古人并非对传染病缺乏认识,恰恰相反,因为医药手段、对病毒的认识都没有后世那么发达,所以对传染病的印象才更加深刻。

只不过当时人们使用的是另一套口径,不叫传染病,就叫疫。

疫,本身的意思就是民皆疾。

它由病字旁和殳组成,殳是先秦时期军阵兵器,当时青铜还很贵重,普通国人大多使用木棍作战,只有战车上的贵族使用青铜器,这种在木棍上带有青铜箍和三棱矛头的兵器,是当之无愧的杀人利器。

以至于几乎所有带‘殳’偏旁的字,都与伤害、攻击、杀戮和死亡有关。

如投、殴、杀、没、毁、殁。

简单来说,疫,指这病,杀人很利索。

可病跟病是不一样的,四时疫口干咳嗽,咽喉疼痛,而这次的瘟疫是头痛发热,颈肿发颐,一把把吃银翘散也没用啊!

但是,盛以达的举措,并不是为了干掉瘟疫,而是意在提振军户信心,重整被瘟疫击溃的组织能力。

军户惊恐震怖,人心不齐,根本不可能挡住这种一人患病染及一室,一室患病染及一乡的瘟疫。

在这一点上,盛以达的举措非常有效。

遭受瘟疫进攻的潼关卫很快一扫颓势,残兵败将被重新组织起来,他们甚至找到了这次瘟疫的规律和关窍。

人们接触到老鼠或感染瘟疫的人,通常会在三日、五日、七日之内开始发病,感染程度轻的能挺几日甚至挺过去,染病程度重的,则会在三日左右撒手人寰。

盛家昭之、逵之两个族子翻出汉代张仲景的医书,就扛起了医师死后的治疗重任,给患病军户根据临床表现对症下药,还真有一定效果。

尽管他们都不知道这病到底是啥,也不知道咋染上的,更不知道治疗的原理。

总之,患兵高热,就拿张仲景治伤寒的大青龙汤喝一下。

吐脓血了,张仲景的升麻鳖甲汤喝着解个毒,解不了就加大雄黄用量。

寸脉且沉且迟,也就是脉搏微弱,心脏接近停跳,要休克了,赶紧猛灌张仲景《伤寒论》里的麻黄升麻汤吊个命。

至于说医书上写的,喝多了对身体不好,乏力、浮肿、脸发黄啥的,直接忽略不看,先保住命再说。

经过他们兄弟俩这么一治,患病军户军余的死亡率下降很明显,至少很多脉象微弱濒死的军户被拉回了生死线,原本三天就死了,现在七天了还能在地上扭曲挣扎,疼得直哼哼。

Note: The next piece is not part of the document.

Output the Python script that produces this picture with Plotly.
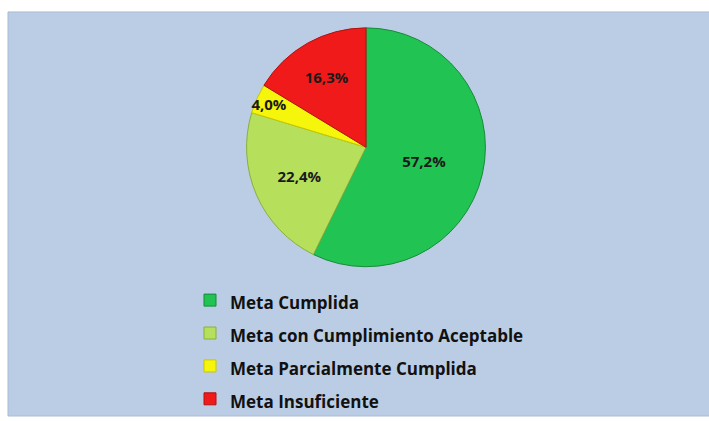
import plotly.graph_objects as go

# Slice data (clockwise from 12 o'clock)
labels = [
    "Meta Cumplida",
    "Meta con Cumplimiento Aceptable",
    "Meta Parcialmente Cumplida",
    "Meta Insuficiente",
]
values = [57.2, 22.4, 4.0, 16.3]
colors = ["#21C452", "#B6E05C", "#F6F50C", "#F01A1A"]
edge_colors = ["#178A3A", "#8AAE3E", "#C9C700", "#B01212"]

W, H = 709, 421
cx, cy, r = 366, 148, 120

# Legend labels drawn at 17px while the legend font stays large for row spacing
legend_labels = ["<span style='font-size:17px'>" + s + "</span>" for s in labels]

fig = go.Figure()
fig.add_trace(
    go.Pie(
        labels=legend_labels,
        values=values,
        sort=False,
        direction="clockwise",
        rotation=0,
        marker=dict(colors=colors, line=dict(color=edge_colors, width=1)),
        texttemplate="%{value:.1f}%",
        textposition="inside",
        insidetextorientation="horizontal",
        textfont=dict(family="Open Sans", size=15, color="#1a1a1a", weight="bold"),
        domain=dict(
            x=[(cx - r) / W, (cx + r) / W],
            y=[1 - (cy + r) / H, 1 - (cy - r) / H],
        ),
        hoverinfo="label+value",
    )
)

# Light blue chart panel, leaving a white strip at the left, top and bottom
fig.add_shape(
    type="rect",
    xref="paper",
    yref="paper",
    x0=8 / W,
    x1=1.02,
    y0=3 / H,
    y1=1 - 12 / H,
    fillcolor="#BACDE4",
    line=dict(color="#A9BCD4", width=1),
    layer="below",
)

fig.update_layout(
    width=W,
    height=H,
    margin=dict(l=0, r=0, t=0, b=0),
    paper_bgcolor="white",
    plot_bgcolor="white",
    separators=",.",
    showlegend=True,
    uniformtext=dict(minsize=14, mode="show"),
    legend=dict(
        x=190 / W,
        xanchor="left",
        y=1 - 280 / H,
        yanchor="top",
        bgcolor="rgba(0,0,0,0)",
        font=dict(family="Open Sans", size=23, color="#111111", weight="bold"),
        itemwidth=30,
    ),
)

# Drop the page margin so the figure fills the window exactly
fig.write_html(
    "out.html",
    config={"displayModeBar": False},
    post_script="document.body.style.margin='0';",
)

但人们对瘟疫依然恐惧,因为暂时没得病的人,也不接触别人,却还是在成片成片的染病。

随后,他们发现靠近城中军器局火药坊的二十多个军匠军户,都没有受到感染。

别的地都尸横遍野,家家披麻戴孝了,他们倒好,屁事没有,甚至还发展起副业,开始搁军器局里做棺材、织麻布、编花圈儿、贴哭丧棒了。

问是咋回事,他们也不知道,既接触过老鼠,也接触过病人,就是命硬,诶,没事儿!

正当潼关卫即将恢复秩序,甚至探究到军匠不受瘟疫侵袭的秘密时,元帅府魏迁儿的前锋部队逼近潼关。

一时间刚刚看见生的希望,潼关上下齐心协力塑造出的秩序轰然倒塌——他们能挣扎活命就已拼尽全力,根本不可能再应付另一场战争。

偏偏潼关又是如此重要,它不仅仅囤积了巨量粮草,更重要的是,它是天下东西的大门。